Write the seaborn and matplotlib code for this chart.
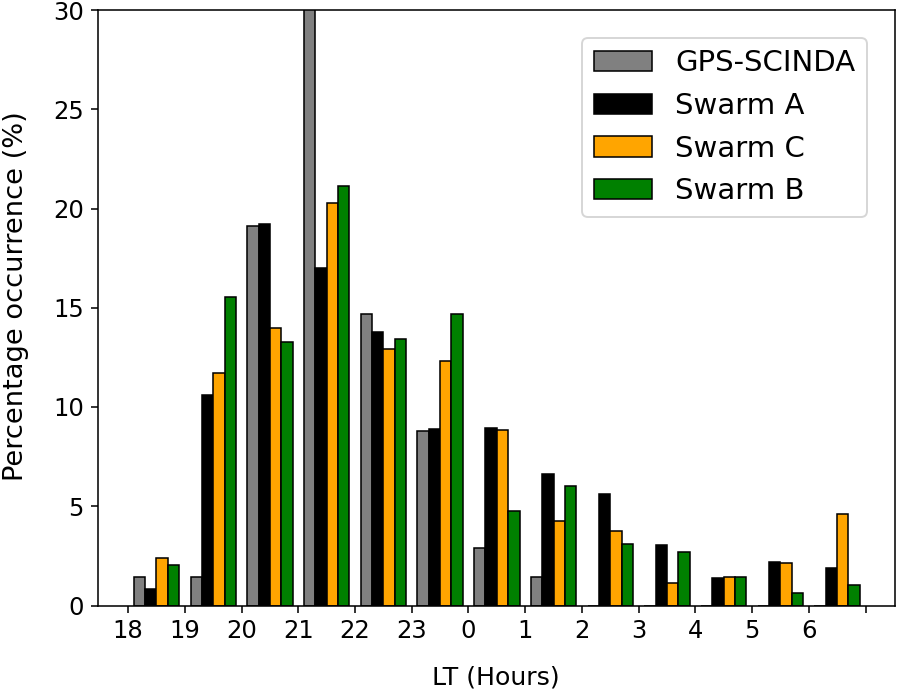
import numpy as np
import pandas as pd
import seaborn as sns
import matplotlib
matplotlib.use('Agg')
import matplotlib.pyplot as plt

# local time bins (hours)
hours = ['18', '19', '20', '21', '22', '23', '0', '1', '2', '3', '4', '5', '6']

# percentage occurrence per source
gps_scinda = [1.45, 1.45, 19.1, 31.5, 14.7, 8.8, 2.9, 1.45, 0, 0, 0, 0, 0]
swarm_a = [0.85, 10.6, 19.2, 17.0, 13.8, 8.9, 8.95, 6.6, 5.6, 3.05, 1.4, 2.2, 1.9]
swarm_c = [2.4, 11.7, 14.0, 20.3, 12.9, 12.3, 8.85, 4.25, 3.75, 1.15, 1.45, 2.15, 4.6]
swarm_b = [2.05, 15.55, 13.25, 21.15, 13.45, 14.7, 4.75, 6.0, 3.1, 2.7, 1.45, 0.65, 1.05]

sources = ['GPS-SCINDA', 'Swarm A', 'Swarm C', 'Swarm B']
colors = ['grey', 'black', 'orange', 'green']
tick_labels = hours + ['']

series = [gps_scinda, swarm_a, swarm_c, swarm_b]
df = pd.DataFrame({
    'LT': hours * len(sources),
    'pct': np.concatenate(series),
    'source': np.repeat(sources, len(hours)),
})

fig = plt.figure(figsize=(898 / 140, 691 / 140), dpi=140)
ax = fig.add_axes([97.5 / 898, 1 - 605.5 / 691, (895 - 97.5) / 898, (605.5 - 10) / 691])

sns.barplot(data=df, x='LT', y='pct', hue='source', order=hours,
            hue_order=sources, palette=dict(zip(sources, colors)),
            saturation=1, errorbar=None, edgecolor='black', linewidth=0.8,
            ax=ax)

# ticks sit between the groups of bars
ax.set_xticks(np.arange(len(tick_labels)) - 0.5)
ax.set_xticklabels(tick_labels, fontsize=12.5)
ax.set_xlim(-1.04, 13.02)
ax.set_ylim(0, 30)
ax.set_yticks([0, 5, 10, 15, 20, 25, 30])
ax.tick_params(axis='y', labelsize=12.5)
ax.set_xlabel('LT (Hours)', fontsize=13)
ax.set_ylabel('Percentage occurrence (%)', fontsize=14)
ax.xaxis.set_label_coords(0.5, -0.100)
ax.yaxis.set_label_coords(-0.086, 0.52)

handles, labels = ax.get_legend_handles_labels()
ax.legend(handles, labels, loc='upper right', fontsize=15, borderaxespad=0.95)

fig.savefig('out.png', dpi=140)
_____
### AIM
Leave the images out, please, and restate each line word for word.

### RESPONSE TO THE TASK
Write the seaborn and matplotlib code for this chart.
import numpy as np
import pandas as pd
import seaborn as sns
import matplotlib
matplotlib.use('Agg')
import matplotlib.pyplot as plt

# local time bins (hours)
hours = ['18', '19', '20', '21', '22', '23', '0', '1', '2', '3', '4', '5', '6']

# percentage occurrence per source
gps_scinda = [1.45, 1.45, 19.1, 31.5, 14.7, 8.8, 2.9, 1.45, 0, 0, 0, 0, 0]
swarm_a = [0.85, 10.6, 19.2, 17.0, 13.8, 8.9, 8.95, 6.6, 5.6, 3.05, 1.4, 2.2, 1.9]
swarm_c = [2.4, 11.7, 14.0, 20.3, 12.9, 12.3, 8.85, 4.25, 3.75, 1.15, 1.45, 2.15, 4.6]
swarm_b = [2.05, 15.55, 13.25, 21.15, 13.45, 14.7, 4.75, 6.0, 3.1, 2.7, 1.45, 0.65, 1.05]

sources = ['GPS-SCINDA', 'Swarm A', 'Swarm C', 'Swarm B']
colors = ['grey', 'black', 'orange', 'green']
tick_labels = hours + ['']

series = [gps_scinda, swarm_a, swarm_c, swarm_b]
df = pd.DataFrame({
    'LT': hours * len(sources),
    'pct': np.concatenate(series),
    'source': np.repeat(sources, len(hours)),
})

fig = plt.figure(figsize=(898 / 140, 691 / 140), dpi=140)
ax = fig.add_axes([97.5 / 898, 1 - 605.5 / 691, (895 - 97.5) / 898, (605.5 - 10) / 691])

sns.barplot(data=df, x='LT', y='pct', hue='source', order=hours,
            hue_order=sources, palette=dict(zip(sources, colors)),
            saturation=1, errorbar=None, edgecolor='black', linewidth=0.8,
            ax=ax)

# ticks sit between the groups of bars
ax.set_xticks(np.arange(len(tick_labels)) - 0.5)
ax.set_xticklabels(tick_labels, fontsize=12.5)
ax.set_xlim(-1.04, 13.02)
ax.set_ylim(0, 30)
ax.set_yticks([0, 5, 10, 15, 20, 25, 30])
ax.tick_params(axis='y', labelsize=12.5)
ax.set_xlabel('LT (Hours)', fontsize=13)
ax.set_ylabel('Percentage occurrence (%)', fontsize=14)
ax.xaxis.set_label_coords(0.5, -0.100)
ax.yaxis.set_label_coords(-0.086, 0.52)

handles, labels = ax.get_legend_handles_labels()
ax.legend(handles, labels, loc='upper right', fontsize=15, borderaxespad=0.95)

fig.savefig('out.png', dpi=140)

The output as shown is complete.